- Challenge: In the listing that follows, retype every line from the first through the one containing "showlegend=False, cliponaxis=False))". Pictures are to be left out.

○ ○ ○ ○

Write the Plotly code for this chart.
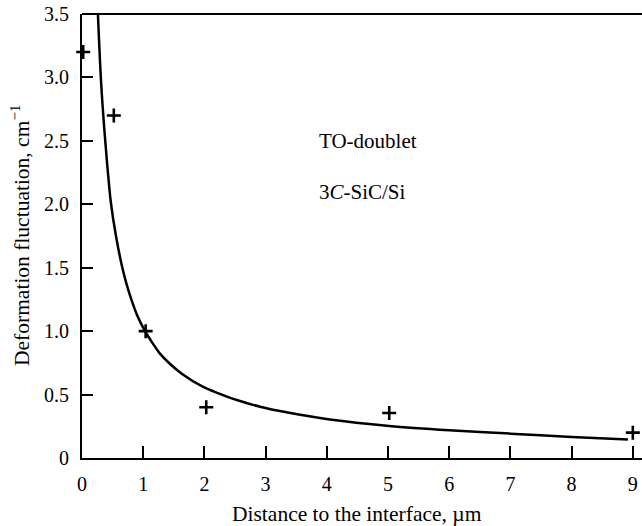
import plotly.graph_objects as go

# Measured data points (+ markers)
pts_x = [0.02, 0.52, 1.04, 2.03, 5.02, 9.0]
pts_y = [3.20, 2.70, 1.00, 0.40, 0.355, 0.20]

# Fitted curve
curve_x = [0.26, 0.31, 0.36, 0.39, 0.42, 0.47, 0.555, 0.65, 0.72, 0.81, 0.91,
           1.03, 1.155, 1.27, 1.44, 1.63, 1.98, 2.23, 2.53, 2.91, 3.34, 4.05,
           5.02, 6.0, 7.0, 8.0, 8.92]
curve_y = [3.5, 2.98, 2.62, 2.44, 2.27, 2.02, 1.75, 1.52, 1.385, 1.245, 1.115,
           1.0, 0.904, 0.825, 0.741, 0.665, 0.56, 0.51, 0.457, 0.404, 0.36, 0.303,
           0.252, 0.218, 0.192, 0.166, 0.145]

x_ticks = [0, 1, 2, 3, 4, 5, 6, 7, 8, 9]
x_ticktext = ["0", "1", "2", "3", "4", "5", "6", "7", "8", "9"]
y_ticks = [0, 0.5, 1.0, 1.5, 2.0, 2.5, 3.0, 3.5]
y_ticktext = ["0", "0.5", "1.0", "1.5", "2.0", "2.5", "3.0", "3.5"]

x_title = "Distance to the interface, µm"
y_title = "Deformation fluctuation, cm<sup>−1</sup>"
label1 = "TO-doublet"
label2 = "3<i>C</i>-SiC/Si"

FONT = "Liberation Serif, Times New Roman, serif"

fig = go.Figure()
fig.add_trace(go.Scatter(
    x=curve_x, y=curve_y, mode="lines",
    line=dict(color="black", width=2.5, shape="spline", smoothing=0.9),
    hoverinfo="skip", showlegend=False))
fig.add_trace(go.Scatter(
    x=pts_x, y=pts_y, mode="markers",
    marker=dict(symbol="cross-thin", size=10, color="black",
                line=dict(color="black", width=2.6)),
    showlegend=False, cliponaxis=False))

fig.update_layout(
    width=642, height=526,
    margin=dict(l=82, r=0, t=14, b=68),
    paper_bgcolor="white", plot_bgcolor="white",
    font=dict(family=FONT, size=20, color="black"),
    xaxis=dict(range=[0, 9.15], tickvals=x_ticks, ticktext=x_ticktext,
               ticks="inside", ticklen=12, tickwidth=1.5, tickcolor="black",
               showline=True, linecolor="black", linewidth=2,
               showgrid=False, zeroline=False, ticklabelstandoff=7,
               tickfont=dict(family=FONT, size=20)),
    yaxis=dict(range=[0, 3.5], tickvals=y_ticks, ticktext=y_ticktext,
               ticks="inside", ticklen=11, tickwidth=1.5, tickcolor="black",
               showline=True, linecolor="black", linewidth=2,
               showgrid=False, zeroline=False, ticklabelstandoff=7,
               tickfont=dict(family=FONT, size=20)),
    shapes=[dict(type="line", xref="paper", yref="paper", x0=0, x1=1, y0=1, y1=1,
                 line=dict(color="black", width=2))],
    annotations=[
        dict(text=x_title, xref="paper", yref="paper", x=(357 - 82) / 560, y=(458 - 514) / 444,
             xanchor="center", yanchor="middle", showarrow=False,
             font=dict(family=FONT, size=21.5)),
        dict(text=y_title, xref="paper", yref="paper", x=(20 - 82) / 560, y=0.5,
             xanchor="center", yanchor="middle", showarrow=False, textangle=-90,
             font=dict(family=FONT, size=21.5)),
        dict(text=label1, xref="x", yref="y", x=3.84, y=2.50,
             xanchor="left", yanchor="middle", showarrow=False,
             font=dict(family=FONT, size=21)),
        dict(text=label2, xref="x", yref="y", x=3.84, y=2.10,
             xanchor="left", yanchor="middle", showarrow=False,
             font=dict(family=FONT, size=21)),
    ],
)

fig.write_html("out.html")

○ ○ ○ ○

- Expected answer:
Write the Plotly code for this chart.
import plotly.graph_objects as go

# Measured data points (+ markers)
pts_x = [0.02, 0.52, 1.04, 2.03, 5.02, 9.0]
pts_y = [3.20, 2.70, 1.00, 0.40, 0.355, 0.20]

# Fitted curve
curve_x = [0.26, 0.31, 0.36, 0.39, 0.42, 0.47, 0.555, 0.65, 0.72, 0.81, 0.91,
           1.03, 1.155, 1.27, 1.44, 1.63, 1.98, 2.23, 2.53, 2.91, 3.34, 4.05,
           5.02, 6.0, 7.0, 8.0, 8.92]
curve_y = [3.5, 2.98, 2.62, 2.44, 2.27, 2.02, 1.75, 1.52, 1.385, 1.245, 1.115,
           1.0, 0.904, 0.825, 0.741, 0.665, 0.56, 0.51, 0.457, 0.404, 0.36, 0.303,
           0.252, 0.218, 0.192, 0.166, 0.145]

x_ticks = [0, 1, 2, 3, 4, 5, 6, 7, 8, 9]
x_ticktext = ["0", "1", "2", "3", "4", "5", "6", "7", "8", "9"]
y_ticks = [0, 0.5, 1.0, 1.5, 2.0, 2.5, 3.0, 3.5]
y_ticktext = ["0", "0.5", "1.0", "1.5", "2.0", "2.5", "3.0", "3.5"]

x_title = "Distance to the interface, µm"
y_title = "Deformation fluctuation, cm<sup>−1</sup>"
label1 = "TO-doublet"
label2 = "3<i>C</i>-SiC/Si"

FONT = "Liberation Serif, Times New Roman, serif"

fig = go.Figure()
fig.add_trace(go.Scatter(
    x=curve_x, y=curve_y, mode="lines",
    line=dict(color="black", width=2.5, shape="spline", smoothing=0.9),
    hoverinfo="skip", showlegend=False))
fig.add_trace(go.Scatter(
    x=pts_x, y=pts_y, mode="markers",
    marker=dict(symbol="cross-thin", size=10, color="black",
                line=dict(color="black", width=2.6)),
    showlegend=False, cliponaxis=False))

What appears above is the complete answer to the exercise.